Mozilla CEO's exit tests Silicon Valley's tolerance
SAN FRANCISCO (Reuters) - Tech workers in Silicon Valley debated on Friday whether Mozilla CEO Brendan Eich got the comeuppance he deserved or was himself a victim of intolerance when he resigned under pressure this week amid outrage over his opposition to same-sex marriage.
Some, especially a dating website that had urged its users to boycott Mozilla's popular Firefox web browser, cheered Eich's resignation after less than two weeks as CEO of the nonprofit software company. Others viewed him as a victim and called his critics intolerant of people with different views.

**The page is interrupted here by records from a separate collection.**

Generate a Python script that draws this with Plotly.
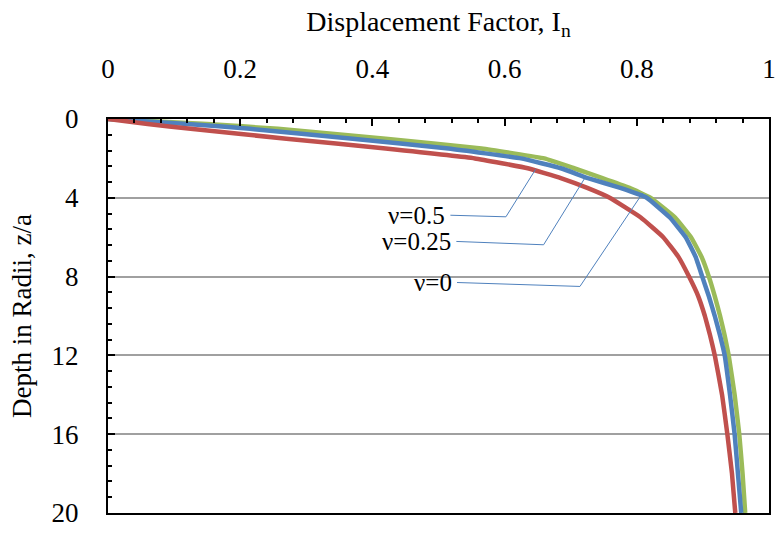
import plotly.graph_objects as go

# Depth below the loaded area, in radii (z/a)
depth = [0, 0.25, 0.5, 1, 1.5, 2, 2.5, 3, 3.5, 4, 5, 6, 7, 8, 9, 10, 11, 12, 14, 16, 18, 20]

# Displacement factor I_n for each Poisson's ratio
In_nu0 = [0, 0.06, 0.125, 0.27, 0.42, 0.555, 0.635, 0.685, 0.725, 0.759, 0.806, 0.84, 0.863,
          0.879, 0.893, 0.903, 0.911, 0.918, 0.929, 0.937, 0.944, 0.949]
In_nu025 = [0, 0.12, 0.215, 0.37, 0.515, 0.625, 0.685, 0.726, 0.775, 0.815, 0.85, 0.874, 0.889,
            0.899, 0.909, 0.918, 0.926, 0.933, 0.941, 0.948, 0.953, 0.958]
In_nu05 = [0, 0.15, 0.257, 0.42, 0.565, 0.66, 0.705, 0.748, 0.789, 0.821, 0.858, 0.882, 0.898,
           0.909, 0.918, 0.926, 0.933, 0.939, 0.948, 0.955, 0.960, 0.964]

x_ticks = [0, 0.2, 0.4, 0.6, 0.8, 1]
x_tick_text = ["0", "0.2", "0.4", "0.6", "0.8", "1"]
y_ticks = [0, 4, 8, 12, 16, 20]

# Callout labels: text, then leader-line vertices (I_n, z/a)
callout_text = ["ν=0.5", "ν=0.25", "ν=0"]
callout_x = [[0.518, 0.602, 0.647], [0.527, 0.659, 0.722], [0.528, 0.714, 0.809]]
callout_z = [[4.885, 4.965, 2.55], [6.215, 6.385, 2.965], [8.30, 8.50, 3.75]]

FONT = "Liberation Serif"

fig = go.Figure()
series = [("ν=0.5", In_nu05, "#9BBB59"), ("ν=0.25", In_nu025, "#4F81BD"), ("ν=0", In_nu0, "#C0504D")]
for name, vals, col in series:
    fig.add_trace(go.Scatter(x=vals, y=depth, mode="lines", name=name,
                             line=dict(color=col, width=4.5, shape="spline", smoothing=0.3)))

for txt, xs, zs in zip(callout_text, callout_x, callout_z):
    fig.add_trace(go.Scatter(x=xs, y=zs, mode="lines", line=dict(color="#4F81BD", width=1),
                             hoverinfo="skip"))
    fig.add_annotation(x=xs[0], y=zs[0], xref="x", yref="y", text=txt, showarrow=False,
                       xanchor="right", yanchor="middle", xshift=-3,
                       font=dict(family=FONT, size=25, color="black"))

fig.update_layout(
    width=783, height=535,
    margin=dict(l=108, r=7, t=119, b=16),
    paper_bgcolor="white", plot_bgcolor="white",
    showlegend=False,
    font=dict(family=FONT, size=27, color="black"),
)
fig.update_xaxes(
    side="top", range=[0, 1], tickvals=x_ticks, ticktext=x_tick_text,
    tickfont=dict(family=FONT, size=27, color="black"),
    ticks="inside", ticklen=7, tickwidth=2, tickcolor="black",
    minor=dict(ticks="inside", dtick=0.04, ticklen=4, tickwidth=1.5, tickcolor="black"),
    showgrid=False, zeroline=False,
    showline=True, linecolor="black", linewidth=2, mirror=True,
    ticklabelstandoff=28,
    title=dict(text="Displacement Factor, I<sub>n</sub>", font=dict(family=FONT, size=28), standoff=14),
)
fig.update_yaxes(
    range=[20, 0], tickvals=y_ticks,
    tickfont=dict(family=FONT, size=27, color="black"),
    ticks="inside", ticklen=7, tickwidth=2, tickcolor="black",
    minor=dict(ticks="inside", dtick=0.8, ticklen=4, tickwidth=1.5, tickcolor="black"),
    showgrid=True, gridcolor="#A0A0A0", gridwidth=1.5, zeroline=False,
    showline=True, linecolor="black", linewidth=2, mirror=True,
    ticklabelstandoff=22,
    title=dict(text="Depth in Radii, z/a", font=dict(family=FONT, size=27), standoff=12),
)

fig.write_html("out.html")
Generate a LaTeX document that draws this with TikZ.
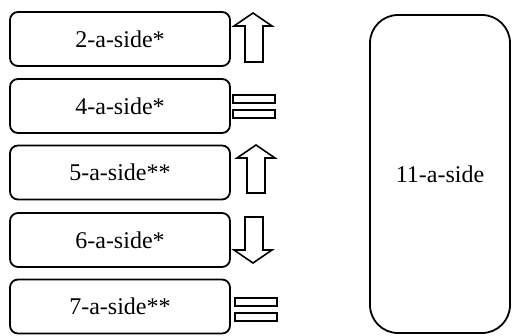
\documentclass[tikz,border=0pt]{standalone}
\usepackage{fontspec}
\setmainfont{Liberation Serif}
\begin{document}
\begin{tikzpicture}[x=1pt,y=-1pt,
  sbox/.style={draw,line width=1.8pt,rounded corners=8pt,minimum width=220pt,minimum height=54pt,font=\fontsize{24}{26}\selectfont,inner sep=0pt},
  bbox/.style={draw,line width=1.8pt,rounded corners=28pt,minimum width=140pt,minimum height=318pt,font=\fontsize{24}{26}\selectfont,inner sep=0pt},
  sym/.style={draw,line width=1.6pt,fill=white}]
\useasboundingbox (0,0) rectangle (514,335);
\node[sbox] (b2) at (120,39) {2-a-side*};
\node[sbox] (b4) at (120,106) {4-a-side*};
\node[sbox] (b5) at (120,172.5) {5-a-side**};
\node[sbox] (b6) at (120,240) {6-a-side*};
\node[sbox] (b7) at (120,306.5) {7-a-side**};
\node[bbox] (b11) at (440,174) {11-a-side};
% up arrow 1
\draw[sym] (253,13) -- (272,26) -- (263,26) -- (263,62) -- (245,62) -- (245,26) -- (234,26) -- cycle;
% equals 1
\draw[sym] (233,95) rectangle (275,103);
\draw[sym] (233,110) rectangle (275,118);
% up arrow 2
\draw[sym] (256,145) -- (275,158) -- (265,158) -- (265,193) -- (247,193) -- (247,158) -- (237,158) -- cycle;
% down arrow
\draw[sym] (253,263) -- (272,250) -- (263,250) -- (263,217) -- (245,217) -- (245,250) -- (234,250) -- cycle;
% equals 2
\draw[sym] (235,298) rectangle (277,306);
\draw[sym] (235,313) rectangle (277,321);
\end{tikzpicture}
\end{document}
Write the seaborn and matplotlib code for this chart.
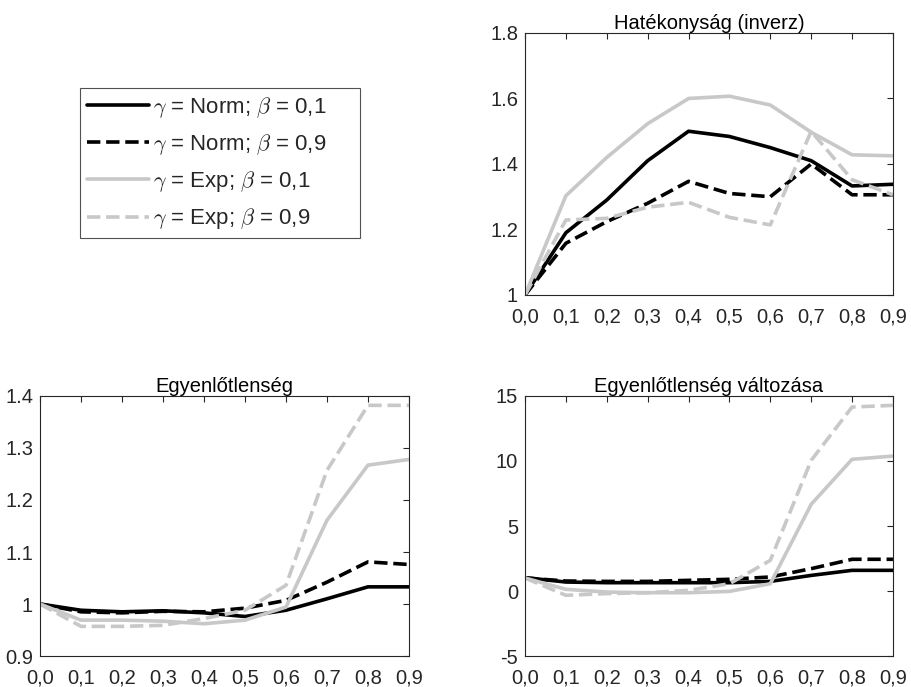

Eich did not respond to requests for comment on Friday, but he had posted an apology on his blog before he resigned for the pain his stance had caused. His views about gay marriage had been known within Mozilla for nearly two years, but controversy erupted after he was appointed CEO in late March.
Rarebit founders Hampton and Michael Catlin, a gay developer couple, pulled their software apps from Mozilla after Eich's appointment. OkCupid.com, the online dating site, called for a boycott of Firefox. Some on Twitter who identified themselves as Mozilla employees called for Eich to resign.
On Friday, news of Eich's departure prompted a backlash on Twitter. Many suggested Silicon Valley was intolerant of people with views outside northern California's liberal mainstream.
Even Rarebit's Hampton Catlin said he had not anticipated the issue's escalation and was saddened by Eich's resignation.
"We absolutely believe people should be allowed to have personal opinions, but we also believe that we are allowed to disagree and to try and change someone's mind by expressing our own personal story," the Catlins said in a statement.
"We absolutely don't believe that everyone who voted yes on Prop 8 is evil. In fact, we're sure that most of them just didn't understand the impact the law would have."
They said many backers changed their mind due to "the impact and pain that the law caused to friends and family members."
When Eich made his $1,000 donation in opposition to same-sex marriage, the political landscape for gay rights was different than it is today. Even presidential candidate Barack Obama and his Democratic primary rival Hillary Clinton were five years away from embracing legalization of same-sex marriage.
At the end of 2008, same-sex marriages were legal in only Massachusetts and Connecticut. Today 17 states, including California, allow such marriages.
Before his resignation, Eich posted an apology on his blog for the "pain" he said his views had caused. He vowed to uphold a culture of equality as Mozilla's CEO, including maintaining the nonprofit's health benefits for same-sex couples.
In the Thursday post that announced his exit, Eich said he was taking a rest to spend more time with his family and would continue to work on browser software issues.
Some cheered his resignation, including OkCupid.
"We are pleased that OkCupid's boycott has brought tremendous awareness to the critical matter of equal rights for all partnerships," the company said on its main Twitter feed.
Silicon Valley's denizens pride themselves on being part of a meritocratic community that welcomes talented workers regardless of their origins or political and religious beliefs.
But analysts said the Eich episode showed there are limits to that tolerance.
Gay rights are widely embraced in the San Francisco area, long known for its thriving lesbian, gay, bisexual and transgender community. Silicon Valley's tech culture reflects that sensitivity, and its companies rely on their CEOs to set that kind of tone, analysts said.
"We in Silicon Valley have a certain degree of hero worship," said Jane English-Lueck, an anthropologist at San Jose State University who has studied the industry's culture.
"The CEO has a lot of iconic visibility, and what a business leader is saying is going to have meaning to people about that company."
Eich's departure is a reminder that high-profile corporate executives can be taken to task for unpopular personal views, said Bruce Barry, professor of management and sociology at Vanderbilt University in Nashville, Tennessee.
"This might make other executives understand that you are potentially accountable for your private views," Barry said. "The fear of getting in trouble or not advancing causes people to self-censor. But that's what rank-and-file employees have always known."
Mozilla has apologized for not addressing the controversy quickly enough and said it was wrestling with the conflict between "equality and freedom of speech."
"Equality is necessary for meaningful speech," company chairwoman Mitchell Baker said in a blog post announcing Eich's resignation on Thursday. "And you need free speech to fight for equality. Figuring out how to stand for both at the same time can be hard."